> Request: Go through the material and write it all out exactly, minus the pictures.

## Start Dataset extract

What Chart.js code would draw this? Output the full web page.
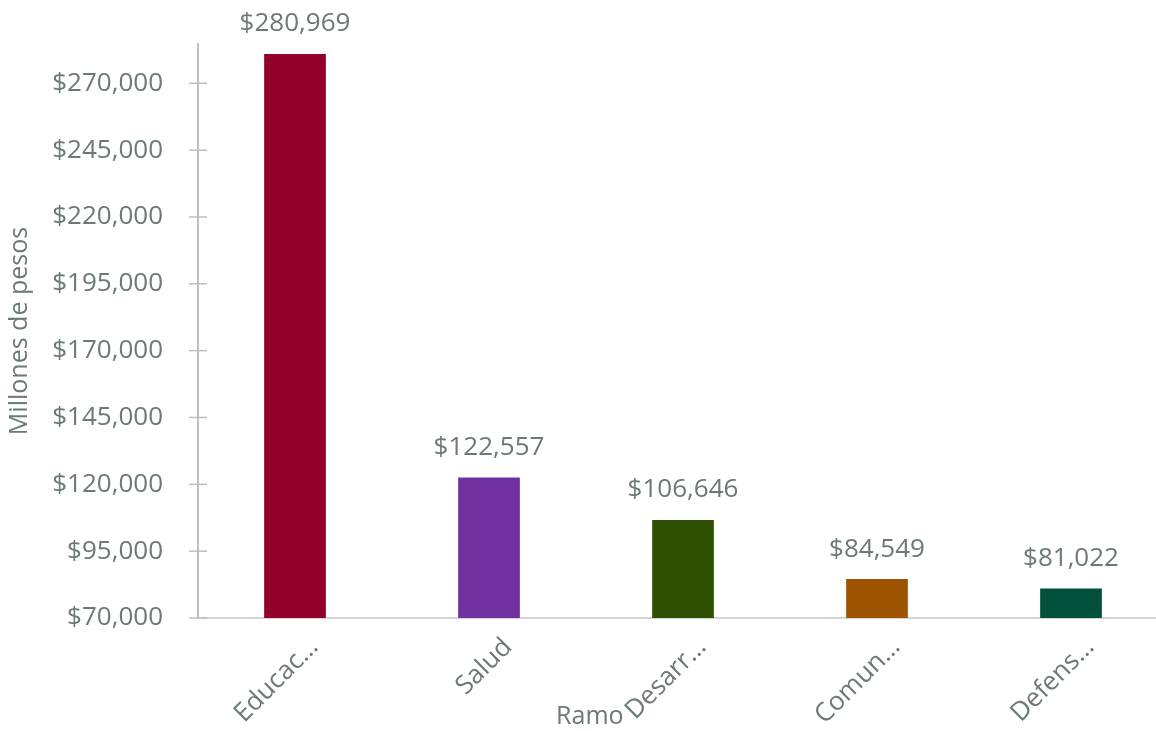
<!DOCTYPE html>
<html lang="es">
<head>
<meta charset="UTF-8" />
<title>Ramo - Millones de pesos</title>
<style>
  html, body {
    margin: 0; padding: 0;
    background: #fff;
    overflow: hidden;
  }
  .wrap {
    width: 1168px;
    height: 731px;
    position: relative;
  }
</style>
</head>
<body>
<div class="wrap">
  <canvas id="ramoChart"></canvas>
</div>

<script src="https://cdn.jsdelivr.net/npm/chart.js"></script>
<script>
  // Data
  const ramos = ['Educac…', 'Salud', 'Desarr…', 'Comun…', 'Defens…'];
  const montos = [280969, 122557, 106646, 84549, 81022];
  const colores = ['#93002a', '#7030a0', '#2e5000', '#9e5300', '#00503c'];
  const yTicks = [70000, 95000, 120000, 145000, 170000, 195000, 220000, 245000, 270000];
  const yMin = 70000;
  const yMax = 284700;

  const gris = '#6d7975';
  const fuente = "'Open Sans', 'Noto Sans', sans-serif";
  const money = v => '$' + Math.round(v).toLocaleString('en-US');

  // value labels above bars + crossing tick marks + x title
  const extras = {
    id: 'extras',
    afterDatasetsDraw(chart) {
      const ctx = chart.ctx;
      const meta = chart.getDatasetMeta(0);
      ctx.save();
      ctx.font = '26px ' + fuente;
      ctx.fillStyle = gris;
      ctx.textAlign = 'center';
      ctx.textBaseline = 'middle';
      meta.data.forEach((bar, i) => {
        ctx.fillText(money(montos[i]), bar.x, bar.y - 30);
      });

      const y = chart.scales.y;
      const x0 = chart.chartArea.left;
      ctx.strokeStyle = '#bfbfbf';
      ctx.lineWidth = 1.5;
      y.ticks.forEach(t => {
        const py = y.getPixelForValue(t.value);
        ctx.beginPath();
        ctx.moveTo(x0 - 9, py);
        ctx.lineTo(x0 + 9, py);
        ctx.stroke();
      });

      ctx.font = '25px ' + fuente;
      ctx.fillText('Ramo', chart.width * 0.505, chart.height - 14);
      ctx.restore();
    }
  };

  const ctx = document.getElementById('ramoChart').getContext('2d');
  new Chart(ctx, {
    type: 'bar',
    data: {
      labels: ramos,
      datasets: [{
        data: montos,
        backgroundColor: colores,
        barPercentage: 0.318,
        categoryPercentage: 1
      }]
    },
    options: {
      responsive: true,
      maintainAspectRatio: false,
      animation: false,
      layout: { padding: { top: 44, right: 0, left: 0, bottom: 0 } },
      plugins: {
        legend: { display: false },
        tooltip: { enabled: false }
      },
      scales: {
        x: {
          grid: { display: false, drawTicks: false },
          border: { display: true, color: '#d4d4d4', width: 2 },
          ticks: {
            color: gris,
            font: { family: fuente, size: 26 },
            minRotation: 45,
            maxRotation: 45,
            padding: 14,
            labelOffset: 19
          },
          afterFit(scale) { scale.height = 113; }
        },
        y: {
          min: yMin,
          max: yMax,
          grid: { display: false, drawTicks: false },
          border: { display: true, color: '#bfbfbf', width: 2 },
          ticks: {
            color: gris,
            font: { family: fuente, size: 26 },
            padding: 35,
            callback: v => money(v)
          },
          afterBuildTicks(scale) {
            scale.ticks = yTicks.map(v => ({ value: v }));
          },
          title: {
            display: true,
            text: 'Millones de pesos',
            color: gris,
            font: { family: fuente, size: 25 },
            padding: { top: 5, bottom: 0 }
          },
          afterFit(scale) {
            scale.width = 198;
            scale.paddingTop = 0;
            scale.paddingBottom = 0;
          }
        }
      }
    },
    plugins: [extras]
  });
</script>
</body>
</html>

## End Dataset extract

> Full answer:
What Chart.js code would draw this? Output the full web page.
<!DOCTYPE html>
<html lang="es">
<head>
<meta charset="UTF-8" />
<title>Ramo - Millones de pesos</title>
<style>
  html, body {
    margin: 0; padding: 0;
    background: #fff;
    overflow: hidden;
  }
  .wrap {
    width: 1168px;
    height: 731px;
    position: relative;
  }
</style>
</head>
<body>
<div class="wrap">
  <canvas id="ramoChart"></canvas>
</div>

<script src="https://cdn.jsdelivr.net/npm/chart.js"></script>
<script>
  // Data
  const ramos = ['Educac…', 'Salud', 'Desarr…', 'Comun…', 'Defens…'];
  const montos = [280969, 122557, 106646, 84549, 81022];
  const colores = ['#93002a', '#7030a0', '#2e5000', '#9e5300', '#00503c'];
  const yTicks = [70000, 95000, 120000, 145000, 170000, 195000, 220000, 245000, 270000];
  const yMin = 70000;
  const yMax = 284700;

  const gris = '#6d7975';
  const fuente = "'Open Sans', 'Noto Sans', sans-serif";
  const money = v => '$' + Math.round(v).toLocaleString('en-US');

  // value labels above bars + crossing tick marks + x title
  const extras = {
    id: 'extras',
    afterDatasetsDraw(chart) {
      const ctx = chart.ctx;
      const meta = chart.getDatasetMeta(0);
      ctx.save();
      ctx.font = '26px ' + fuente;
      ctx.fillStyle = gris;
      ctx.textAlign = 'center';
      ctx.textBaseline = 'middle';
      meta.data.forEach((bar, i) => {
        ctx.fillText(money(montos[i]), bar.x, bar.y - 30);
      });

      const y = chart.scales.y;
      const x0 = chart.chartArea.left;
      ctx.strokeStyle = '#bfbfbf';
      ctx.lineWidth = 1.5;
      y.ticks.forEach(t => {
        const py = y.getPixelForValue(t.value);
        ctx.beginPath();
        ctx.moveTo(x0 - 9, py);
        ctx.lineTo(x0 + 9, py);
        ctx.stroke();
      });

      ctx.font = '25px ' + fuente;
      ctx.fillText('Ramo', chart.width * 0.505, chart.height - 14);
      ctx.restore();
    }
  };

  const ctx = document.getElementById('ramoChart').getContext('2d');
  new Chart(ctx, {
    type: 'bar',
    data: {
      labels: ramos,
      datasets: [{
        data: montos,
        backgroundColor: colores,
        barPercentage: 0.318,
        categoryPercentage: 1
      }]
    },
    options: {
      responsive: true,
      maintainAspectRatio: false,
      animation: false,
      layout: { padding: { top: 44, right: 0, left: 0, bottom: 0 } },
      plugins: {
        legend: { display: false },
        tooltip: { enabled: false }
      },
      scales: {
        x: {
          grid: { display: false, drawTicks: false },
          border: { display: true, color: '#d4d4d4', width: 2 },
          ticks: {
            color: gris,
            font: { family: fuente, size: 26 },
            minRotation: 45,
            maxRotation: 45,
            padding: 14,
            labelOffset: 19
          },
          afterFit(scale) { scale.height = 113; }
        },
        y: {
          min: yMin,
          max: yMax,
          grid: { display: false, drawTicks: false },
          border: { display: true, color: '#bfbfbf', width: 2 },
          ticks: {
            color: gris,
            font: { family: fuente, size: 26 },
            padding: 35,
            callback: v => money(v)
          },
          afterBuildTicks(scale) {
            scale.ticks = yTicks.map(v => ({ value: v }));
          },
          title: {
            display: true,
            text: 'Millones de pesos',
            color: gris,
            font: { family: fuente, size: 25 },
            padding: { top: 5, bottom: 0 }
          },
          afterFit(scale) {
            scale.width = 198;
            scale.paddingTop = 0;
            scale.paddingBottom = 0;
          }
        }
      }
    },
    plugins: [extras]
  });
</script>
</body>
</html>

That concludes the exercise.